La force majeure, un événement imprévu
Selon la Convention de Vienne sur la vente internationale de marchandises, une partie n’est pas responsable de l’inexécution d’une quelconque de ses obligations si elle prouve que cette inexécution est due à un empêchement indépendant de sa volonté et que l’on ne pouvait raisonnablement attendre d’elle qu’elle le prenne en considération au moment de la conclusion du contrat, qu’elle le prévienne ou le surmonte ou qu’elle en prévienne ou surmonte les conséquences. Pendant tout le temps que dure cet empêchement, la partie concernée est exonérée de sa responsabilité et ne peut se voir réclamer des dommages et intérêts. Les autres recours dont bénéficie l’autre partie, comme la faculté de mettre un terme au contrat compte tenu de son inexécution, ne sont en revanche pas affectés.
Une modification importante des circonstances qui n’était pas raisonnablement prévisible lors de la conclusion du contrat et qui est de nature à aggraver la charge de l’exécution du contrat peut, dans certains cas, constituer un empêchement au sens de la Convention de Vienne sur la vente internationale de marchandises.

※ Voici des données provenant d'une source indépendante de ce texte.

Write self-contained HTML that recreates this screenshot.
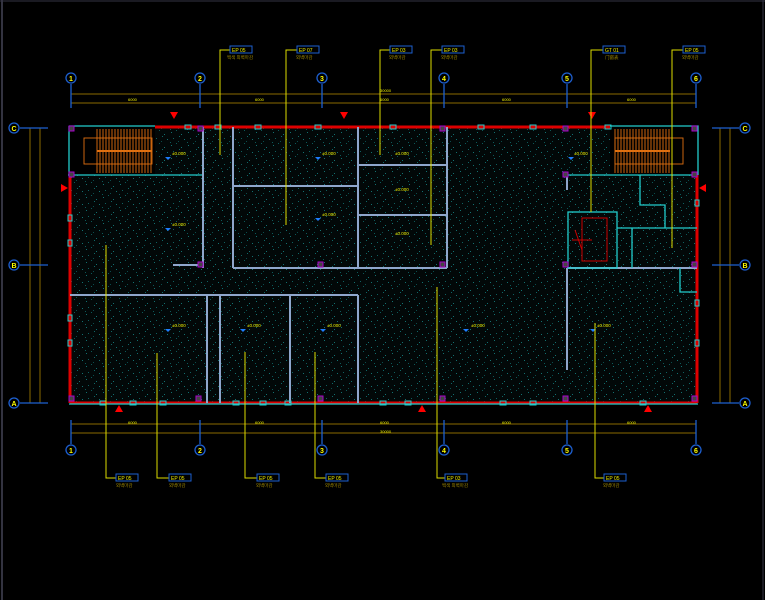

La Cour de cassation de Belgique a toutefois précisé que la notion de force majeure devait recevoir une interprétation beaucoup plus stricte en droit national belge que la notion d’empêchement au sens de la Convention de Vienne sur la vente internationale de marchandises.
La force majeure, un concept modelable
Selon que le contrat de vente est soumis au droit belge purement interne ou à la Convention de Vienne sur la vente internationale de marchandises, la notion de force majeure pourra donc être interprétée de manière différente. Certaines parties excluent systématiquement l’application de la Convention. L’exemple de clause suivante est utilisé afin d’exclure l’application de la Convention de Vienne à un contrat déterminé et à la soumettre au droit belge interne uniquement : « La présente convention est régie par le droit belge, à l’exclusion de la Convention de Vienne sur la vente internationale de marchandises ».
Une autre solution peut être d’adopter, dans le contrat de vente internationale, une définition propre de la notion de force majeure. Les parties sont ainsi libres de déterminer les événements (ou le type d’événements) qui peuvent être qualifiés de force majeure et les conséquences que ces événements peuvent avoir sur la poursuite du contrat (suspension, résiliation, etc.).
Compte tenu de la diversité des cas de force majeure qui peuvent se rencontrer dans la vie des affaires et des difficultés d’interprétation que ce concept peut générer, il est recommandé, dans ces temps particuliers, d’accorder une attention particulière à la notion de force majeure dans les nouveaux contrats à conclure par les entreprises.
Gautier Matray, Avocat - Matray, Matray & Hallet, Liège, Bruxelles, Anvers, Cologne, et Paris(octobre 2020)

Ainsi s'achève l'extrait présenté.